__WRITTEN EXERCISE__.
Leave out the pictures and set down exactly the lines from the start of the listing through the one with "plt.rcParams['axes.unicode_minus'] = False", both included.

__INFORMATION PROVIDED__.
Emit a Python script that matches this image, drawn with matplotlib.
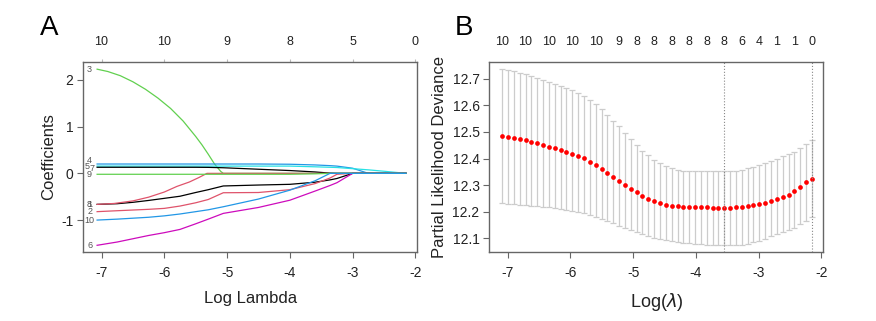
import numpy as np
import matplotlib.pyplot as plt

plt.rcParams['font.family'] = ['Liberation Sans', 'DejaVu Sans']
plt.rcParams['axes.unicode_minus'] = False

# ---- panel A: lasso coefficient paths
path_x = [-7.07, -6.75, -6.5, -6.25, -6.0, -5.75, -5.5, -5.3, -5.06, -4.5,
          -4.0, -3.6, -3.36, -3.25, -3.0, -2.75, -2.5, -2.15]
coef_1 = [-0.664, -0.65, -0.62, -0.58, -0.535, -0.49, -0.41, -0.35, -0.27, -0.25,
          -0.235, -0.19, -0.14, -0.11, 0, 0, 0, 0]
coef_2 = [-0.82, -0.80, -0.785, -0.77, -0.75, -0.70, -0.63, -0.56, -0.415, -0.41,
          -0.35, -0.22, -0.10, -0.02, 0, 0, 0, 0]
coef_4 = [0.20, 0.20, 0.20, 0.20, 0.20, 0.20, 0.20, 0.20, 0.20, 0.20,
          0.195, 0.18, 0.165, 0.155, 0.11, 0, 0, 0]
coef_5 = [0.155, 0.155, 0.155, 0.155, 0.155, 0.155, 0.155, 0.155, 0.155, 0.155,
          0.155, 0.14, 0.13, 0.125, 0.10, 0.075, 0.045, 0]
coef_6 = [-1.54, -1.47, -1.40, -1.33, -1.27, -1.20, -1.08, -0.98, -0.857, -0.73,
          -0.575, -0.38, -0.26, -0.20, 0, 0, 0, 0]
coef_7 = [0.13, 0.13, 0.13, 0.13, 0.13, 0.13, 0.13, 0.128, 0.12, 0.088,
          0.06, 0.03, 0.005, 0, 0, 0, 0, 0]
coef_9 = [-0.02, -0.02, -0.02, -0.02, -0.02, -0.02, -0.02, -0.02, -0.02, -0.02,
          -0.02, -0.01, 0, 0, 0, 0, 0, 0]
coef_10 = [-1.0, -0.98, -0.96, -0.94, -0.91, -0.87, -0.82, -0.78, -0.715, -0.55,
           -0.36, -0.16, 0, 0, 0, 0, 0, 0]
# the two curved paths that leave early are read on a finer grid
path3_x = [-7.07, -6.9, -6.7, -6.5, -6.3, -6.1, -5.9, -5.7, -5.5, -5.4, -5.3, -5.2, -5.1, -5.06, -2.15]
coef_3 = [2.23, 2.18, 2.09, 1.96, 1.80, 1.61, 1.39, 1.12, 0.79, 0.61, 0.41, 0.20, 0.04, 0, 0]
path8_x = [-7.07, -6.8, -6.5, -6.25, -6.0, -5.8, -5.6, -5.45, -5.32, -2.15]
coef_8 = [-0.664, -0.645, -0.59, -0.51, -0.40, -0.28, -0.185, -0.09, 0, 0]
top_a_ticks = [-7, -6, -5, -4, -3, -2]
top_a_labels = ['10', '10', '9', '8', '5', '0']

# ---- panel B: cross-validation curve
log_lambda = [-7.085, -6.992, -6.899, -6.806, -6.713, -6.619, -6.526, -6.433, -6.340, -6.247,
              -6.154, -6.061, -5.968, -5.875, -5.781, -5.688, -5.595, -5.502, -5.409, -5.316,
              -5.223, -5.130, -5.037, -4.944, -4.850, -4.757, -4.664, -4.571, -4.478, -4.385,
              -4.292, -4.199, -4.106, -4.012, -3.919, -3.826, -3.733, -3.640, -3.547, -3.454,
              -3.361, -3.268, -3.175, -3.082, -2.988, -2.895, -2.802, -2.709, -2.616, -2.523,
              -2.430, -2.337, -2.244, -2.150]
cvm = [12.484, 12.482, 12.478, 12.473, 12.468, 12.463, 12.458, 12.451, 12.445, 12.439,
       12.431, 12.425, 12.418, 12.410, 12.401, 12.389, 12.376, 12.361, 12.346, 12.331,
       12.315, 12.301, 12.287, 12.273, 12.259, 12.249, 12.241, 12.233, 12.227, 12.223,
       12.221, 12.219, 12.219, 12.218, 12.217, 12.217, 12.216, 12.216, 12.215, 12.215,
       12.217, 12.218, 12.221, 12.224, 12.229, 12.234, 12.241, 12.247, 12.257, 12.264,
       12.278, 12.293, 12.312, 12.323]
cvup = [12.738, 12.733, 12.728, 12.723, 12.716, 12.710, 12.704, 12.696, 12.689, 12.681,
        12.674, 12.666, 12.659, 12.646, 12.635, 12.621, 12.605, 12.587, 12.564, 12.543,
        12.521, 12.495, 12.473, 12.450, 12.430, 12.413, 12.396, 12.382, 12.372, 12.364,
        12.356, 12.354, 12.352, 12.352, 12.352, 12.352, 12.352, 12.352, 12.352, 12.352,
        12.355, 12.359, 12.364, 12.369, 12.375, 12.382, 12.390, 12.399, 12.408, 12.418,
        12.426, 12.439, 12.454, 12.470]
cvlo = [12.232, 12.229, 12.228, 12.227, 12.226, 12.223, 12.222, 12.219, 12.217, 12.214,
        12.210, 12.207, 12.203, 12.199, 12.194, 12.188, 12.180, 12.173, 12.165, 12.157,
        12.148, 12.139, 12.131, 12.124, 12.116, 12.109, 12.103, 12.098, 12.094, 12.090,
        12.086, 12.084, 12.082, 12.080, 12.079, 12.077, 12.076, 12.075, 12.074, 12.074,
        12.074, 12.076, 12.080, 12.085, 12.092, 12.099, 12.108, 12.115, 12.123, 12.131,
        12.141, 12.154, 12.167, 12.179]
nz_idx = [0, 4, 8, 12, 16, 20, 23, 26, 29, 32, 35, 38, 41, 44, 47, 50, 53]
nz_labels = ['10', '10', '10', '10', '10', '9', '8', '8', '8', '8', '8', '8', '6', '4', '1', '1', '0']
lambda_min = -3.547
lambda_1se = -2.150

W, H = 876, 321
fig = plt.figure(figsize=(W / 100, H / 100), dpi=100)
axA = fig.add_axes([83.3 / W, 1 - 252.3 / H, 334 / W, 190.6 / H])
axB = fig.add_axes([489.3 / W, 1 - 252.3 / H, 334 / W, 190.6 / H])

spine_col = '#666666'
txt_col = '#222222'

# R default palette, cycled over 6 colours like matplot does
r_cols = ['#000000', '#DF536B', '#61D04F', '#2297E6', '#28E2E5', '#CD0BBC']
paths = [(path_x, coef_1), (path_x, coef_2), (path3_x, coef_3), (path_x, coef_4),
         (path_x, coef_5), (path_x, coef_6), (path_x, coef_7), (path8_x, coef_8),
         (path_x, coef_9), (path_x, coef_10)]
for k, (px, c) in enumerate(paths):
    axA.plot(px, c, color=r_cols[k % 6], lw=0.9)

# variable labels at the left end
lab_x = -7.19
lab_shift = {'4': (0, 0.08), '5': (-0.035, 0.0), '7': (0.035, -0.035), '9': (0, -0.01)}
for k, (px, c) in enumerate(paths):
    name = str(k + 1)
    dx, dy = lab_shift.get(name, (0, 0))
    axA.text(lab_x + dx, c[0] + dy, name, fontsize=6.5, color='#555555', ha='center', va='center')

axA.set_xlim(-7.29, -1.97)
axA.set_ylim(-1.69, 2.39)
axA.set_xticks([-7, -6, -5, -4, -3, -2])
axA.set_yticks([-1, 0, 1, 2])
axA.set_xlabel('Log Lambda', fontsize=12, labelpad=8, color=txt_col)
axA.set_ylabel('Coefficients', fontsize=12, labelpad=4, color=txt_col)
topA = axA.secondary_xaxis('top')
topA.set_xticks(top_a_ticks, top_a_labels)
topA.tick_params(length=2, color='#bbbbbb', labelsize=9, pad=8, labelcolor=txt_col)
topA.spines['top'].set_visible(False)
axA.text(-0.103, 1.177, 'A', transform=axA.transAxes, fontsize=20, ha='center', va='center')

# panel B
yerr = [np.array(cvm) - np.array(cvlo), np.array(cvup) - np.array(cvm)]
axB.errorbar(log_lambda, cvm, yerr=yerr, fmt='none', ecolor='#cccccc', elinewidth=0.9,
             capsize=1.9, capthick=0.9)
axB.plot(log_lambda, cvm, 'o', color='#ff0000', ms=3.4, mec='none')
for v in [lambda_min, lambda_1se]:
    axB.axvline(v, color='#888888', ls=':', lw=0.8)
axB.set_xlim(-7.29, -1.97)
axB.set_ylim(12.048, 12.764)
axB.set_xticks([-7, -6, -5, -4, -3, -2])
axB.set_yticks([12.1, 12.2, 12.3, 12.4, 12.5, 12.6, 12.7])
axB.set_xlabel('Log($\\lambda$)', fontsize=13, labelpad=8, color=txt_col)
axB.set_ylabel('Partial Likelihood Deviance', fontsize=12, labelpad=4, color=txt_col)
topB = axB.secondary_xaxis('top')
topB.set_xticks([log_lambda[i] for i in nz_idx], nz_labels)
topB.tick_params(length=0, labelsize=9, pad=10, labelcolor=txt_col)
topB.spines['top'].set_visible(False)
axB.text(-0.076, 1.177, 'B', transform=axB.transAxes, fontsize=20, ha='center', va='center')

for ax in [axA, axB]:
    for s in ax.spines.values():
        s.set_color(spine_col)
        s.set_linewidth(1.0)
    ax.tick_params(axis='both', length=4, color=spine_col, labelsize=10, labelcolor=txt_col, pad=3)
    ax.tick_params(axis='x', pad=6)

fig.savefig('out.png', dpi=100)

__COMPLETE RESPONSE__.
Emit a Python script that matches this image, drawn with matplotlib.
import numpy as np
import matplotlib.pyplot as plt

plt.rcParams['font.family'] = ['Liberation Sans', 'DejaVu Sans']
plt.rcParams['axes.unicode_minus'] = False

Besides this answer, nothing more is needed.